**What you need to do**
Reproduce exactly the opening lines of the listing, stopping after the line that contains "8.13e9, 2.17e10, 5.3e10]" and including it.

**Data extract**
+===+
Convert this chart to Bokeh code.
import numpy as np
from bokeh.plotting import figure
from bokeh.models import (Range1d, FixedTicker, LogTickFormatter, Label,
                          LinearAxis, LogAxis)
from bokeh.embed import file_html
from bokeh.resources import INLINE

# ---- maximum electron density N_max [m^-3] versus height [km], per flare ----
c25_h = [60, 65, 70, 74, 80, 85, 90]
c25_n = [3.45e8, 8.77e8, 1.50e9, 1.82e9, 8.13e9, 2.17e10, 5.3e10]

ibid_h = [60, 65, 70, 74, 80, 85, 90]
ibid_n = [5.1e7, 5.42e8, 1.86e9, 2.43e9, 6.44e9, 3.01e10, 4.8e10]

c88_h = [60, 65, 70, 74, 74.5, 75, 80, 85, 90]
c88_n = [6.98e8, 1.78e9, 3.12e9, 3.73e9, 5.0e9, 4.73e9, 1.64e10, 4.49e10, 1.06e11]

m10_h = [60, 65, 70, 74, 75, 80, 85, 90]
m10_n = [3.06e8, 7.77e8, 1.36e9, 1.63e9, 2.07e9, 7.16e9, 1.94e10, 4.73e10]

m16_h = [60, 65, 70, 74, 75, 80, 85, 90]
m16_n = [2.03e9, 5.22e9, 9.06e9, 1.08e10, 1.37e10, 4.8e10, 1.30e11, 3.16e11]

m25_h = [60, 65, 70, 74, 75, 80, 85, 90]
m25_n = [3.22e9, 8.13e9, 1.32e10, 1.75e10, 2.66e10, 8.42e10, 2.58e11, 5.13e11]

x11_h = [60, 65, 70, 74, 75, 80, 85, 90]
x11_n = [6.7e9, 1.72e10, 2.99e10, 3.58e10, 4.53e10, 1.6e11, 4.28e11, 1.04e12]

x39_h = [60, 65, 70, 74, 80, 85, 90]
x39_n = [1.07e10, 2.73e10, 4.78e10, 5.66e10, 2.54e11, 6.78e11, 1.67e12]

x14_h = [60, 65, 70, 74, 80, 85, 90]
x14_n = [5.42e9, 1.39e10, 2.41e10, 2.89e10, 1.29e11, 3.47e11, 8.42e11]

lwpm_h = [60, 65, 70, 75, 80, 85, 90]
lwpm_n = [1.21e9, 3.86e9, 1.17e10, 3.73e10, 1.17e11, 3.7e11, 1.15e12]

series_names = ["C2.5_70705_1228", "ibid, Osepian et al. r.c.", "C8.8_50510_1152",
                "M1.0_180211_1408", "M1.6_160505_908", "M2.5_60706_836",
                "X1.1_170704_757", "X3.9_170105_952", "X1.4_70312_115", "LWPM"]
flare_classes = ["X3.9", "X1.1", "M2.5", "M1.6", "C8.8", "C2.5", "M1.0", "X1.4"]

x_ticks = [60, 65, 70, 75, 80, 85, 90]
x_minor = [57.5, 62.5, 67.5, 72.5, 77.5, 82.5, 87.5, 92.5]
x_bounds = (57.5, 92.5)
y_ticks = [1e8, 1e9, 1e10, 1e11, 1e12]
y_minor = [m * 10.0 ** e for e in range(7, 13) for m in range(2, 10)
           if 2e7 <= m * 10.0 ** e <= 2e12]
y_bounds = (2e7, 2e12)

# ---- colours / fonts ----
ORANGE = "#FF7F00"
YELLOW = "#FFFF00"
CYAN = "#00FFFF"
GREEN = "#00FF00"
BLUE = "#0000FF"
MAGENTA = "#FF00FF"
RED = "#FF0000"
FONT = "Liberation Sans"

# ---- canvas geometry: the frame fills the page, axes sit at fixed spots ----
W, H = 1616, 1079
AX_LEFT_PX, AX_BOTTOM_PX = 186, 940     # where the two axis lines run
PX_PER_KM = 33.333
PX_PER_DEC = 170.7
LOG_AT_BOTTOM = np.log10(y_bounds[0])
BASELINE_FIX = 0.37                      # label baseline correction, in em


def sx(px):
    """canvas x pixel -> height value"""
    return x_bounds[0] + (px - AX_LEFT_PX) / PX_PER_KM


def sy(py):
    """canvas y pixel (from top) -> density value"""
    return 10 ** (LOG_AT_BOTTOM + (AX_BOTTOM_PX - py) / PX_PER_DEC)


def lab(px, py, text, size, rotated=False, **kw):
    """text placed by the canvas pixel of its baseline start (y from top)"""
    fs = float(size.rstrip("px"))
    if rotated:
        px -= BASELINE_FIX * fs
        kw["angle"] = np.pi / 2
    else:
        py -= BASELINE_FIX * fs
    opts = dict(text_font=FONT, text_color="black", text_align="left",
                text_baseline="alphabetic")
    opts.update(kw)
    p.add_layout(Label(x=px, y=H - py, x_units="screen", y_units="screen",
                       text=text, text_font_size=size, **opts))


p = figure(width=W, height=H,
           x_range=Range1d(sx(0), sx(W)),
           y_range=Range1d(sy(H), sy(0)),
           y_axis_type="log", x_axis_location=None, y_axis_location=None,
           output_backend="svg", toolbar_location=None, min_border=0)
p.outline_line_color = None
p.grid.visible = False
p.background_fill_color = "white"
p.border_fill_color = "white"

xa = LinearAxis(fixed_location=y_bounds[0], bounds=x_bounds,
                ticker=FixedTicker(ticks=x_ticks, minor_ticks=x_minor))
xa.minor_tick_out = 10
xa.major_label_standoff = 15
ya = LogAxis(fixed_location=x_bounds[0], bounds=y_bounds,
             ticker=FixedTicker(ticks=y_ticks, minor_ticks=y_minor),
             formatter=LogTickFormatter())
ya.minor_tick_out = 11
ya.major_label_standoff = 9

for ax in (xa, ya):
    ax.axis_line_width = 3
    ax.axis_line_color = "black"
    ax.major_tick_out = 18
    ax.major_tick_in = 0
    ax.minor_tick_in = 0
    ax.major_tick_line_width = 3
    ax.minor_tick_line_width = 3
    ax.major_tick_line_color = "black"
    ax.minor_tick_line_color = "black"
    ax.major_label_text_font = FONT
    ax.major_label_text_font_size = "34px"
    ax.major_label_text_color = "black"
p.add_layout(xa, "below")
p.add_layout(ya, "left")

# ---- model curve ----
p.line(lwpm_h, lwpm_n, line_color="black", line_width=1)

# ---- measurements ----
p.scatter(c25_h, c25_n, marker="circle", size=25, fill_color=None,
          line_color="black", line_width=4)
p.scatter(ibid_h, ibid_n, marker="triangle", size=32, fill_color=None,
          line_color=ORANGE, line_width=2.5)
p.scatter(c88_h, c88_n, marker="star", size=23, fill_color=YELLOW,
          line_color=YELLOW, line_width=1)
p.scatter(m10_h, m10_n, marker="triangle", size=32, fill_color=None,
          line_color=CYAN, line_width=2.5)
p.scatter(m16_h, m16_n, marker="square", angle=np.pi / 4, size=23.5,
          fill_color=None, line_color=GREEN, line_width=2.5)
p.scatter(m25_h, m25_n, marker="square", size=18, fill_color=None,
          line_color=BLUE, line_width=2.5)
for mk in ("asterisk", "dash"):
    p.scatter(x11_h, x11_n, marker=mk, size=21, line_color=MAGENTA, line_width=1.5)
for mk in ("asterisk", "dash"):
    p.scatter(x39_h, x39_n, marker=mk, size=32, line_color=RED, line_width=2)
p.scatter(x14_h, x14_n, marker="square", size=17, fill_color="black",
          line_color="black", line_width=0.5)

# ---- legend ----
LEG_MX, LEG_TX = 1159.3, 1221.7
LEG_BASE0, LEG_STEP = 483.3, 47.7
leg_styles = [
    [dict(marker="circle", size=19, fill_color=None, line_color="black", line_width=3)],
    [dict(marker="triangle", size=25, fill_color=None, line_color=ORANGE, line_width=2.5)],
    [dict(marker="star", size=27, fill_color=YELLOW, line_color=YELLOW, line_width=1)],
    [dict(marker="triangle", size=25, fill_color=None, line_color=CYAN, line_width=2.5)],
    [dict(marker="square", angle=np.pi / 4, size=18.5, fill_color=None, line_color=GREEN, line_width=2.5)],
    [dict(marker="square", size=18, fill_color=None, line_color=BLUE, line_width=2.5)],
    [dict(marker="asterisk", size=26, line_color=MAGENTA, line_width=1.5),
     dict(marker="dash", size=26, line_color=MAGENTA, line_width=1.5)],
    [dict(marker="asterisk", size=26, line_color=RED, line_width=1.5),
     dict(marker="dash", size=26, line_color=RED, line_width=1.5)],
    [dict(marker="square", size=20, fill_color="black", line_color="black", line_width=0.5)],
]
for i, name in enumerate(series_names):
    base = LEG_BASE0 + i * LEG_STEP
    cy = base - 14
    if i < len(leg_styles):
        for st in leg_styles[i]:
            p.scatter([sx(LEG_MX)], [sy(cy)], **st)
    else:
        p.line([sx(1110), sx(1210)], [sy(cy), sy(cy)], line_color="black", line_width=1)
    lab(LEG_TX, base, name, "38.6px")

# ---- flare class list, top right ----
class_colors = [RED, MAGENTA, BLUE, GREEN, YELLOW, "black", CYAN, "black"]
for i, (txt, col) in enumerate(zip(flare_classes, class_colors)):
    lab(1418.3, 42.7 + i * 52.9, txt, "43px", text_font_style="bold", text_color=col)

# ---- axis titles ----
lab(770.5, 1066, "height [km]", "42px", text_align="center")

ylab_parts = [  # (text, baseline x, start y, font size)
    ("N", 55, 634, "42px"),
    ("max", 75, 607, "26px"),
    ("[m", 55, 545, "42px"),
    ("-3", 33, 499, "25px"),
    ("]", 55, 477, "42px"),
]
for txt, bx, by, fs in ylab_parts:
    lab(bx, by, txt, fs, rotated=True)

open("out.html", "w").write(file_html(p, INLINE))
+===+
**Solution to this task**
Convert this chart to Bokeh code.
import numpy as np
from bokeh.plotting import figure
from bokeh.models import (Range1d, FixedTicker, LogTickFormatter, Label,
                          LinearAxis, LogAxis)
from bokeh.embed import file_html
from bokeh.resources import INLINE

# ---- maximum electron density N_max [m^-3] versus height [km], per flare ----
c25_h = [60, 65, 70, 74, 80, 85, 90]
c25_n = [3.45e8, 8.77e8, 1.50e9, 1.82e9, 8.13e9, 2.17e10, 5.3e10]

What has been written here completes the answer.